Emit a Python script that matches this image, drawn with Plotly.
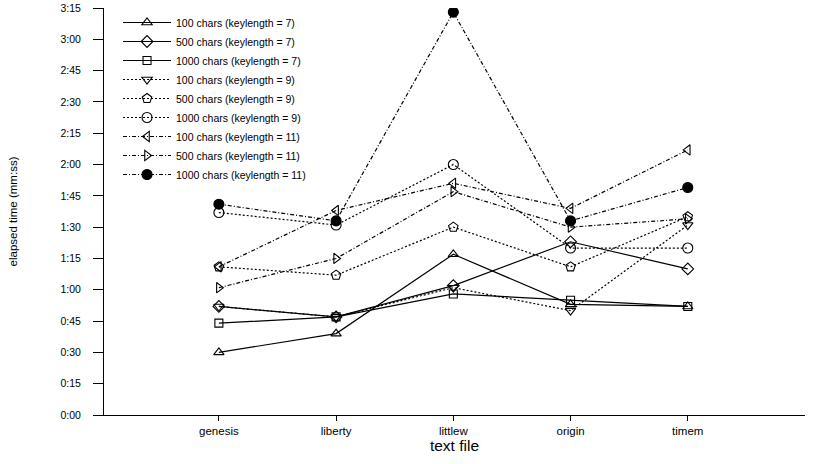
import plotly.graph_objects as go

categories = ["genesis", "liberty", "littlew", "origin", "timem"]

# elapsed time in seconds
kl7_100 = [30, 39, 77, 53, 52]
kl7_500 = [52, 47, 62, 83, 70]
kl7_1000 = [44, 47, 58, 55, 52]
kl9_100 = [52, 47, 61, 50, 91]
kl9_500 = [71, 67, 90, 71, 95]
kl9_1000 = [97, 91, 120, 80, 80]
kl11_100 = [71, 98, 111, 99, 127]
kl11_500 = [61, 75, 107, 90, 94]
kl11_1000 = [101, 93, 193, 93, 109]

names = [
    "100 chars (keylength = 7)", "500 chars (keylength = 7)", "1000 chars (keylength = 7)",
    "100 chars (keylength = 9)", "500 chars (keylength = 9)", "1000 chars (keylength = 9)",
    "100 chars (keylength = 11)", "500 chars (keylength = 11)", "1000 chars (keylength = 11)",
]
series = [kl7_100, kl7_500, kl7_1000, kl9_100, kl9_500, kl9_1000, kl11_100, kl11_500, kl11_1000]
symbols = ["triangle-up-open", "diamond-open", "square-open",
           "triangle-down-open", "pentagon-open", "circle-open",
           "triangle-left-open", "triangle-right-open", "circle"]
sizes = [9, 9, 8, 9, 10, 10, 9, 9, 10]
dashes = ["solid"] * 3 + ["2px,2px"] * 3 + ["4px,2px,1px,2px"] * 3

yticks = list(range(0, 196, 15))
yticklabels = ["%d:%02d" % (v // 60, v % 60) for v in yticks]

xpos = list(range(1, len(categories) + 1))

fig = go.Figure()
for name, vals, sym, sz, dash in zip(names, series, symbols, sizes, dashes):
    fig.add_trace(go.Scatter(
        x=xpos, y=vals, name=name, mode="lines+markers",
        line=dict(color="black", width=1.2, dash=dash),
        marker=dict(symbol=sym, size=sz, color="black",
                    line=dict(color="black", width=1.1)),
    ))

fig.update_layout(
    width=818, height=464,
    margin=dict(l=104, r=13, t=8, b=49),
    paper_bgcolor="white", plot_bgcolor="white",
    font=dict(family="Liberation Sans, Arial, sans-serif", color="black"),
    showlegend=True,
    legend=dict(x=0.02, y=1.0, xanchor="left", yanchor="top",
                bgcolor="rgba(0,0,0,0)", font=dict(size=10.5),
                tracegroupgap=0, itemwidth=48),
)
fig.update_xaxes(
    range=[0.02, 6], tickvals=xpos, ticktext=categories, automargin=False,
    showgrid=False, zeroline=False, showline=True, linecolor="black", linewidth=1,
    ticks="outside", ticklen=5, tickcolor="black", tickfont=dict(size=11.5),
    title=dict(text="text file", font=dict(size=15.5), standoff=2),
)
fig.update_yaxes(
    range=[0, 195], tickvals=yticks, ticktext=yticklabels, automargin=False,
    showgrid=False, zeroline=False, showline=True, linecolor="black", linewidth=1,
    ticks="outside", ticklen=10, tickcolor="black", tickfont=dict(size=10.5),
    ticklabelstandoff=10,
    title=dict(text="elapsed time (mm:ss)", font=dict(size=11.5), standoff=40),
)

fig.write_html("out.html")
* * *
Repeat the listing verbatim. Skip the pictures.

* Exercise solution:
Emit a Python script that matches this image, drawn with Plotly.
import plotly.graph_objects as go

categories = ["genesis", "liberty", "littlew", "origin", "timem"]

# elapsed time in seconds
kl7_100 = [30, 39, 77, 53, 52]
kl7_500 = [52, 47, 62, 83, 70]
kl7_1000 = [44, 47, 58, 55, 52]
kl9_100 = [52, 47, 61, 50, 91]
kl9_500 = [71, 67, 90, 71, 95]
kl9_1000 = [97, 91, 120, 80, 80]
kl11_100 = [71, 98, 111, 99, 127]
kl11_500 = [61, 75, 107, 90, 94]
kl11_1000 = [101, 93, 193, 93, 109]

names = [
    "100 chars (keylength = 7)", "500 chars (keylength = 7)", "1000 chars (keylength = 7)",
    "100 chars (keylength = 9)", "500 chars (keylength = 9)", "1000 chars (keylength = 9)",
    "100 chars (keylength = 11)", "500 chars (keylength = 11)", "1000 chars (keylength = 11)",
]
series = [kl7_100, kl7_500, kl7_1000, kl9_100, kl9_500, kl9_1000, kl11_100, kl11_500, kl11_1000]
symbols = ["triangle-up-open", "diamond-open", "square-open",
           "triangle-down-open", "pentagon-open", "circle-open",
           "triangle-left-open", "triangle-right-open", "circle"]
sizes = [9, 9, 8, 9, 10, 10, 9, 9, 10]
dashes = ["solid"] * 3 + ["2px,2px"] * 3 + ["4px,2px,1px,2px"] * 3

yticks = list(range(0, 196, 15))
yticklabels = ["%d:%02d" % (v // 60, v % 60) for v in yticks]

xpos = list(range(1, len(categories) + 1))

fig = go.Figure()
for name, vals, sym, sz, dash in zip(names, series, symbols, sizes, dashes):
    fig.add_trace(go.Scatter(
        x=xpos, y=vals, name=name, mode="lines+markers",
        line=dict(color="black", width=1.2, dash=dash),
        marker=dict(symbol=sym, size=sz, color="black",
                    line=dict(color="black", width=1.1)),
    ))

fig.update_layout(
    width=818, height=464,
    margin=dict(l=104, r=13, t=8, b=49),
    paper_bgcolor="white", plot_bgcolor="white",
    font=dict(family="Liberation Sans, Arial, sans-serif", color="black"),
    showlegend=True,
    legend=dict(x=0.02, y=1.0, xanchor="left", yanchor="top",
                bgcolor="rgba(0,0,0,0)", font=dict(size=10.5),
                tracegroupgap=0, itemwidth=48),
)
fig.update_xaxes(
    range=[0.02, 6], tickvals=xpos, ticktext=categories, automargin=False,
    showgrid=False, zeroline=False, showline=True, linecolor="black", linewidth=1,
    ticks="outside", ticklen=5, tickcolor="black", tickfont=dict(size=11.5),
    title=dict(text="text file", font=dict(size=15.5), standoff=2),
)
fig.update_yaxes(
    range=[0, 195], tickvals=yticks, ticktext=yticklabels, automargin=False,
    showgrid=False, zeroline=False, showline=True, linecolor="black", linewidth=1,
    ticks="outside", ticklen=10, tickcolor="black", tickfont=dict(size=10.5),
    ticklabelstandoff=10,
    title=dict(text="elapsed time (mm:ss)", font=dict(size=11.5), standoff=40),
)

fig.write_html("out.html")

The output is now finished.